A detail: the OP wants the strings representing integers to be converted to integers.
@CarySwoveland, Makes no difference when it's written to a CSV file. h[i][j] = k.to_i would do it if needed.
2

I suggest you do that as follows:

my_array = [["Alaska" ,"Rain","3"], ["Alaska", "Snow","4"],
            ["Alabama","Snow","2"], ["Alabama","Hail","1"]]

attributes = my_array.transpose[1].uniq
  #=> ["Rain", "Snow", "Hail"]

h = my_array.each_with_object({}) { |a,h| (h[a.first] ||= {})[a[1]] = a[2].to_i }
  #=> {"Alaska" =>{"Rain"=>3, "Snow"=>4},
  #    "Alabama"=>{"Snow"=>2, "Hail"=>1}} 

[["State", *attributes], *h.map { |k,v| [k, *v.values_at(*attributes)] }]
  #=> [["State", "Rain", "Snow", "Hail"],
  #    ["Alaska",    3, 4, nil],
  #    ["Alabama", nil, 2,   1]] 

You can, of course, substitute out h.

Let's look more carefully at the calculation of:

h.map { |k,v| [k, *v.values_at(*attributes)] }]

We have:

enum = h.map
  #=> #<Enumerator: {"Alaska"=>{"Rain"=>3,  "Snow"=>4},
  #                  "Alabama"=>{"Snow"=>2, "Hail"=>1}}:map> 

The first element of the enumerator is passed into the block by Enumerator#each:

k,v = enum.next
  #=> ["Alaska", {"Rain"=>3, "Snow"=>4}] 
k #=> "Alaska" 
v #=> {"Rain"=>3, "Snow"=>4} 
b = v.values_at(*attributes)
  #=> {"Rain"=>3, "Snow"=>4}.values_at(*["Rain", "Snow", "Hail"])
  #=> {"Rain"=>3, "Snow"=>4}.values_at("Rain", "Snow", "Hail")
  #=> [3, 4, nil] 
[k, *b]
  #=> ["Alaska", *[3, 4, nil]]
  #=> ["Alaska", 3, 4, nil]

The second element of enum is passed into the block:

k,v = enum.next
  #=> ["Alabama", {"Snow"=>2, "Hail"=>1}] 
b = v.values_at(*attributes)
  #=> [nil, 2, 1] 
[k, *b]
  #=> ["Alabama", nil, 2, 1] 

1 Comment

I used your v.values_at(*attributes) to improve my answer :)
1

I think you may want to create a custom Class for this behavior so that you can wrap the entire feature into an object.

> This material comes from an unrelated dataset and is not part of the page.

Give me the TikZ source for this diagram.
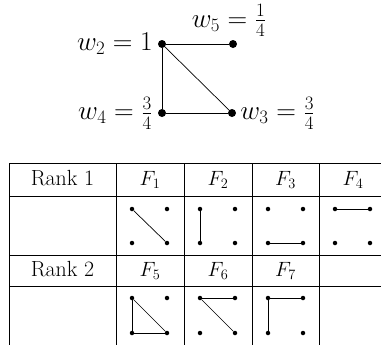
\documentclass[tikz,border=0pt]{standalone}
\usetikzlibrary{positioning}
\newcommand\wlab[1]{\scalebox{1.1}{$#1$}}
\tikzset{
  vx/.style={circle, fill=black, inner sep=0pt, minimum size=8bp},
  dt/.style={circle, fill=black, inner sep=0pt, minimum size=4.5bp},
  ed/.style={draw=black, line width=0.7bp},
  wl/.style={font=\fontsize{25}{30}\selectfont, inner sep=2bp},
  tx/.style={font=\fontsize{22}{26}\selectfont, anchor=base, inner sep=0pt},
  ln/.style={draw=black, line width=0.8bp},
}
\begin{document}
\begin{tikzpicture}[x=1bp, y=-1bp]
\clip (0,0) rectangle (381,345);

% weighted graph
\node[vx] (w2) at (162,44) {};
\node[vx] (w5) at (233,44) {};
\node[vx] (w4) at (162,113) {};
\node[vx] (w3) at (232,113) {};
\node[wl, left=3bp of w2] (l2) {\wlab{w_2 = 1}};
\node[wl, above=1bp of w5, xshift=-4bp] (l5) {\wlab{w_5 = \frac{1}{4}}};
\node[wl, left=3bp of w4] (l4) {\wlab{w_4 = \frac{3}{4}}};
\node[wl, right=2bp of w3] (l3) {\wlab{w_3 = \frac{3}{4}}};
\draw[ed] (w2) -- (w5);
\draw[ed] (w2) -- (w4);
\draw[ed] (w2) -- (w3);
\draw[ed] (w4) -- (w3);

% table rules
\foreach \y in {163.5,196,255,286}
  \draw[ln] (9,\y) -- (400,\y);
\foreach \x in {9,116,184,252,319}
  \draw[ln] (\x,163.5) -- (\x,350);

% headers
\node[tx] (r1) at (62.5,185) {Rank 1};
\node[tx] (r2) at (62.5,276) {Rank 2};
\node[tx] (h1) at (150,185) {$F_1$};
\node[tx] (h2) at (218,185) {$F_2$};
\node[tx] (h3) at (285.5,185) {$F_3$};
\node[tx] (h4) at (353,185) {$F_4$};
\node[tx] (h5) at (150,276) {$F_5$};
\node[tx] (h6) at (218,276) {$F_6$};
\node[tx] (h7) at (285.5,276) {$F_7$};

% four dots per cell
\foreach \f/\x/\y/\b in {1/116/209/243, 2/184/209/243, 3/252/209/243, 4/319/209/243,
                         5/116/298/333, 6/184/298/333, 7/252/298/333} {
  \node[dt] (tl\f) at (\x+16,\y) {};
  \node[dt] (tr\f) at (\x+51,\y) {};
  \node[dt] (bl\f) at (\x+16,\b) {};
  \node[dt] (br\f) at (\x+51,\b) {};
}

% rank 1 flats
\draw[ed] (tl1) -- (br1);
\draw[ed] (tl2) -- (bl2);
\draw[ed] (bl3) -- (br3);
\draw[ed] (tl4) -- (tr4);

% rank 2 flats
\draw[ed] (tl5) -- (br5);
\draw[ed] (tl5) -- (bl5);
\draw[ed] (bl5) -- (br5);
\draw[ed] (tl6) -- (tr6);
\draw[ed] (tl6) -- (br6);
\draw[ed] (tl7) -- (tr7);
\draw[ed] (tl7) -- (bl7);
\end{tikzpicture}
\end{document}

The Class would accept an instance of the input Array, and will return the transformed output ready for serialization.

What you need is:

  1. An Array that contains the list of Headers, dynamically populated while you loop the input items.
  2. A Hash where the key is the State, the value is a Hash of header/value.

    { "Alabama" => { "Snow" => 2 }}
    

When you initialize the object, @headers is an empty array and @data is an empty Hash.

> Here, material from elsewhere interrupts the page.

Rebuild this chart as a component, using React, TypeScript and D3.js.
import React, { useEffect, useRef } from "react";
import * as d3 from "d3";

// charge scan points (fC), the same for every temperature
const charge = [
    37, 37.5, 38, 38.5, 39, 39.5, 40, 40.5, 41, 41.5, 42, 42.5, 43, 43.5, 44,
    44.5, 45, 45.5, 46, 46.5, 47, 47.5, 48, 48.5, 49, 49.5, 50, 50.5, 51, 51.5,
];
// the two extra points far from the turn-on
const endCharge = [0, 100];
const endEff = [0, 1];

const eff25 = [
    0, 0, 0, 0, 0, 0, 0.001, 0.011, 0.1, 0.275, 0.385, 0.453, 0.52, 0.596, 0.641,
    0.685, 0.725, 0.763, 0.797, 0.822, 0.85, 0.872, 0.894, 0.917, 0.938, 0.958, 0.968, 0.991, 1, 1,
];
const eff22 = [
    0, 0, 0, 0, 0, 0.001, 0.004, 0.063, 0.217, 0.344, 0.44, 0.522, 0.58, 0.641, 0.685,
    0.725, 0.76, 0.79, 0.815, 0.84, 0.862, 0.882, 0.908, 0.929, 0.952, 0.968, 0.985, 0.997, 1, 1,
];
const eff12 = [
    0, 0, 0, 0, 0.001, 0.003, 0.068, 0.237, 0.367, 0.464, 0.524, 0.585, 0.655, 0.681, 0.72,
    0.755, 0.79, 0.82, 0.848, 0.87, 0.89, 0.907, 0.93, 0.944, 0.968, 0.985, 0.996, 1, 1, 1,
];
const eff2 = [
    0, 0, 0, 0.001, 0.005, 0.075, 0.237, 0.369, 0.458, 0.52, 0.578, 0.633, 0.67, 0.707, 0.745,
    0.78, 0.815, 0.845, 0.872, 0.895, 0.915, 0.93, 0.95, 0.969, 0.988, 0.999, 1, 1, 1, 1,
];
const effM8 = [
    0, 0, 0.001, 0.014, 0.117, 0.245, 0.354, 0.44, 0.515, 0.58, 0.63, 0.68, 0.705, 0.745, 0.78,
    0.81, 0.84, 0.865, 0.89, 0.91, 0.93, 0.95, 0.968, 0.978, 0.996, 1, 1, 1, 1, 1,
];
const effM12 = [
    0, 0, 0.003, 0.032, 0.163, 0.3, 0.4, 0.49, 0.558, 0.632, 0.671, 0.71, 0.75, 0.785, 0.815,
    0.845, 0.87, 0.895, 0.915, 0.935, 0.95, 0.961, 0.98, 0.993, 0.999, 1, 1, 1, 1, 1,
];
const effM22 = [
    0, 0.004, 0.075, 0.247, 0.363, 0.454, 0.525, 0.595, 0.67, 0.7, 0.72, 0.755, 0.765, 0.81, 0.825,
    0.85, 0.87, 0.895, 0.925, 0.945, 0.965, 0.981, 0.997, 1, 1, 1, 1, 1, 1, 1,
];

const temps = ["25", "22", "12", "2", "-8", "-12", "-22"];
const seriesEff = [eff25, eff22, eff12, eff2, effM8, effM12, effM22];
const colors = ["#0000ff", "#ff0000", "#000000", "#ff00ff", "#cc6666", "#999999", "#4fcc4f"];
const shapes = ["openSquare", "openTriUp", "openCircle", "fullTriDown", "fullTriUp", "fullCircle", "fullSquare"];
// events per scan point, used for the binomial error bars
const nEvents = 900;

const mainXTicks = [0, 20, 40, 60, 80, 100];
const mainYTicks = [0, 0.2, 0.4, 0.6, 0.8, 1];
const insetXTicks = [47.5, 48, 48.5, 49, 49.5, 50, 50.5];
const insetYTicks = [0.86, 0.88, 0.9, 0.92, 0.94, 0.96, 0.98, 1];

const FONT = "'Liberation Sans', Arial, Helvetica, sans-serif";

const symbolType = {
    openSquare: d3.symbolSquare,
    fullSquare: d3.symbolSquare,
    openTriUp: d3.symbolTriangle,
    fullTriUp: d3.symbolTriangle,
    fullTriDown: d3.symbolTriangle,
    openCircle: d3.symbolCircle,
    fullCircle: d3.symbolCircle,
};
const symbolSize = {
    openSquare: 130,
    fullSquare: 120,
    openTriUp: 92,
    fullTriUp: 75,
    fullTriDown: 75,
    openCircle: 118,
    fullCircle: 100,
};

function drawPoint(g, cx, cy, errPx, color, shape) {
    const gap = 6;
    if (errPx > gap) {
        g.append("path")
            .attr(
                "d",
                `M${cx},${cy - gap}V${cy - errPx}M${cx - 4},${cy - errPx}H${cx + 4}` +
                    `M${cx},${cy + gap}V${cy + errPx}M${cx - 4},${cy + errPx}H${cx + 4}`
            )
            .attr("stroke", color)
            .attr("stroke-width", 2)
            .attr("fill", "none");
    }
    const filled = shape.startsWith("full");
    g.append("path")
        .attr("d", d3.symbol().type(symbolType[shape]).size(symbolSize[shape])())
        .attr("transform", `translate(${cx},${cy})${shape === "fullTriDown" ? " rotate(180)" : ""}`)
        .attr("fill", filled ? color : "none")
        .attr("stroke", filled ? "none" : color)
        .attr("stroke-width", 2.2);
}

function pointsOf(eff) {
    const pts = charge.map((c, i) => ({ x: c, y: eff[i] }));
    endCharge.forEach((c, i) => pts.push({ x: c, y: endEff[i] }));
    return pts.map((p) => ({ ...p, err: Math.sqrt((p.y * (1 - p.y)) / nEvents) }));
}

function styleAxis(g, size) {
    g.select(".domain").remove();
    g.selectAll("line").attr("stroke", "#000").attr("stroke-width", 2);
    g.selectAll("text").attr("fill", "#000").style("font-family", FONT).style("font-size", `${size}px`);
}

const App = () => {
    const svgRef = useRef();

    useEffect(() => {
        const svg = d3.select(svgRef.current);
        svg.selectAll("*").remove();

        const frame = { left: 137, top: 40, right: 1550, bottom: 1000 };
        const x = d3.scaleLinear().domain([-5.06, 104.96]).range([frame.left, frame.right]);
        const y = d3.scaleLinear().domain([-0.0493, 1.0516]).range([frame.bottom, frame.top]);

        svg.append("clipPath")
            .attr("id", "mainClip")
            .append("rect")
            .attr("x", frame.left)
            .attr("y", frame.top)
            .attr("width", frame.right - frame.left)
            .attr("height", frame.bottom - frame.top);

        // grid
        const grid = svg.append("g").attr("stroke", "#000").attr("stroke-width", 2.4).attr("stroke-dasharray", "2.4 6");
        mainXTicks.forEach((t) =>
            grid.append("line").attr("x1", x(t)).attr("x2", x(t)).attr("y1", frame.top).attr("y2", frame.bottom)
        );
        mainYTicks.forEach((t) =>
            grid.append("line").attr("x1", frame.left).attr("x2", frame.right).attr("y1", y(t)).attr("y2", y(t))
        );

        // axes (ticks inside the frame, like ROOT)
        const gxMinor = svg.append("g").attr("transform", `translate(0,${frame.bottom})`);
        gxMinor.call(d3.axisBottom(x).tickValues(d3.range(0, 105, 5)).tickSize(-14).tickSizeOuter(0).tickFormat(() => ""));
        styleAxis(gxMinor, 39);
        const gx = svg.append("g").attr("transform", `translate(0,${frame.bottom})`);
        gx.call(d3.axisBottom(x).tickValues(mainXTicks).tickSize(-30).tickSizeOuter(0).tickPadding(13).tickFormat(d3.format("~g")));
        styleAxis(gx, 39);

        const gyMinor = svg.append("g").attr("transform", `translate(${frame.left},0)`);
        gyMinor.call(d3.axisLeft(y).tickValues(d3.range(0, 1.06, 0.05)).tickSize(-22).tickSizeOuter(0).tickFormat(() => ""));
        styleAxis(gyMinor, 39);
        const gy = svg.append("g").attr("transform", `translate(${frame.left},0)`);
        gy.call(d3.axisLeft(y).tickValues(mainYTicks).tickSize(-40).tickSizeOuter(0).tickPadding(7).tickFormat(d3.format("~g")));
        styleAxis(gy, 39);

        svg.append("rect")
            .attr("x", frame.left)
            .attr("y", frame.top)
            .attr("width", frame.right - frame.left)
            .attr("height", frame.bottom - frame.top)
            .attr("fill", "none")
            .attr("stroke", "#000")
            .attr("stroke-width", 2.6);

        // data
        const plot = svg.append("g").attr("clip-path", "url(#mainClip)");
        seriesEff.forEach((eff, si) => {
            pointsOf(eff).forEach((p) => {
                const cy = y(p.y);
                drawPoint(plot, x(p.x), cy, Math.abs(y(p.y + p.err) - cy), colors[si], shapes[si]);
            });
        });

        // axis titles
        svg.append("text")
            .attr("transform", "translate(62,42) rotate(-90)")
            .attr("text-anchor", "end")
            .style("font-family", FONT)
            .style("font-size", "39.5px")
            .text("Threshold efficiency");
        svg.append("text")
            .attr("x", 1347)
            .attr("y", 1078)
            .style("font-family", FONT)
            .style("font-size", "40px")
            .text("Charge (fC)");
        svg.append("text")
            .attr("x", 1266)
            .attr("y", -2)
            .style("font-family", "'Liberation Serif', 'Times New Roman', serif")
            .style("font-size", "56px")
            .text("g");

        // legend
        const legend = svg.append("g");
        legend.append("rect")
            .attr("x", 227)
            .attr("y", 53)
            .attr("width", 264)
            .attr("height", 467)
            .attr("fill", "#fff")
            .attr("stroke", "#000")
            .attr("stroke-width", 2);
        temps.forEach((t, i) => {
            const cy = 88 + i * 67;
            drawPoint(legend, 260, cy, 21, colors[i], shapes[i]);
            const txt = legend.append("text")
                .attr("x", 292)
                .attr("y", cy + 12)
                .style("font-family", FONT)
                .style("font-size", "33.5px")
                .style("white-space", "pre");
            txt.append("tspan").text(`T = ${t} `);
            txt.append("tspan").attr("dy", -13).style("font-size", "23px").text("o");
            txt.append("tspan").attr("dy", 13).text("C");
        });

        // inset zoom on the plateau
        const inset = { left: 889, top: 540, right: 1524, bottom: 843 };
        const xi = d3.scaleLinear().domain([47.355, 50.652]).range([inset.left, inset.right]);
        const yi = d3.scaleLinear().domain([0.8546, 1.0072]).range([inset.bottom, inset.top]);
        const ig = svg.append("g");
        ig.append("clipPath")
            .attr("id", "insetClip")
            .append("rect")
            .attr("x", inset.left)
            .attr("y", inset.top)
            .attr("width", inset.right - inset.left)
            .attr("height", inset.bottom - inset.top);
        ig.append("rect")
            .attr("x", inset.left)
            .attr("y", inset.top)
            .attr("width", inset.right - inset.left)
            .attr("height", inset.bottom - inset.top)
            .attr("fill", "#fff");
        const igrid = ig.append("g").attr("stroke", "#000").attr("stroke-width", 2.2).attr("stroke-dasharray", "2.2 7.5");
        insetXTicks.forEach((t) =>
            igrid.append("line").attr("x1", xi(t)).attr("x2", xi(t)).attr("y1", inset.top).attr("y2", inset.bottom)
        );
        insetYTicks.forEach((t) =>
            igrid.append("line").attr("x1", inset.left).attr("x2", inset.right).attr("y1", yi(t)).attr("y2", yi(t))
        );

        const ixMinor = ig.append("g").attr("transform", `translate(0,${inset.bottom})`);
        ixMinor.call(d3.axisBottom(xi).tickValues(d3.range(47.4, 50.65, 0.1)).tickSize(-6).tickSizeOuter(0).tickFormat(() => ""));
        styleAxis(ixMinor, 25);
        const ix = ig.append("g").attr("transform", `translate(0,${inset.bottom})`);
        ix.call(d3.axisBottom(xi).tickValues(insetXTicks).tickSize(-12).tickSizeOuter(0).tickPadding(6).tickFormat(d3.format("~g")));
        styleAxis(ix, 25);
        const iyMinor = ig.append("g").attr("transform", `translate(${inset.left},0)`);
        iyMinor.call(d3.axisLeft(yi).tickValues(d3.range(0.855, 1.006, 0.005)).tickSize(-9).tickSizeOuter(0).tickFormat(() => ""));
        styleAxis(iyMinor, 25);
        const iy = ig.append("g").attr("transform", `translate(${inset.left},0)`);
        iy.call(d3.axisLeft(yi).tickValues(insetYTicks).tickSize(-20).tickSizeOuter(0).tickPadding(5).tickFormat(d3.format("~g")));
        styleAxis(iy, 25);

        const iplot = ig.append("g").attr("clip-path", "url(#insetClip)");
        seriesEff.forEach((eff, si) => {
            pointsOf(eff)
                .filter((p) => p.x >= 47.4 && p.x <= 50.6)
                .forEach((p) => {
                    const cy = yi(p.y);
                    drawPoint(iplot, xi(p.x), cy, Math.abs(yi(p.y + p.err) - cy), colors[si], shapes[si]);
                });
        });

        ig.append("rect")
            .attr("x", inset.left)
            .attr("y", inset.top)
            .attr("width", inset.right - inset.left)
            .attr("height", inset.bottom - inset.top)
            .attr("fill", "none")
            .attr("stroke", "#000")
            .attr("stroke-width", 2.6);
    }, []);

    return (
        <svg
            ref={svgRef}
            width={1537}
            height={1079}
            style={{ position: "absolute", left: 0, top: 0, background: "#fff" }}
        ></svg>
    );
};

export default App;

You loop all the items in the input array, and for each item in the list you append the header to @headers if not there yet (in fact, you can use a Set rather an Array and it will remove the duplicates for you), and you add the item to the @data.

If the state already exists in the country, add the new key/value. If the sate doesn't exist, create the state and add the new key/value. You can easily achieve this goal in one line.

# assuming `state` is the current state in the loop
(@data[state] ||= {}).merge(header => value)

When the loop ends, @header will contain all the items to display. At this point, loop the @data and for each item extract all the values declared in @header. If the value does not exist, use nil.

At the end of this second loop you'll have the data you need to produce the CSV.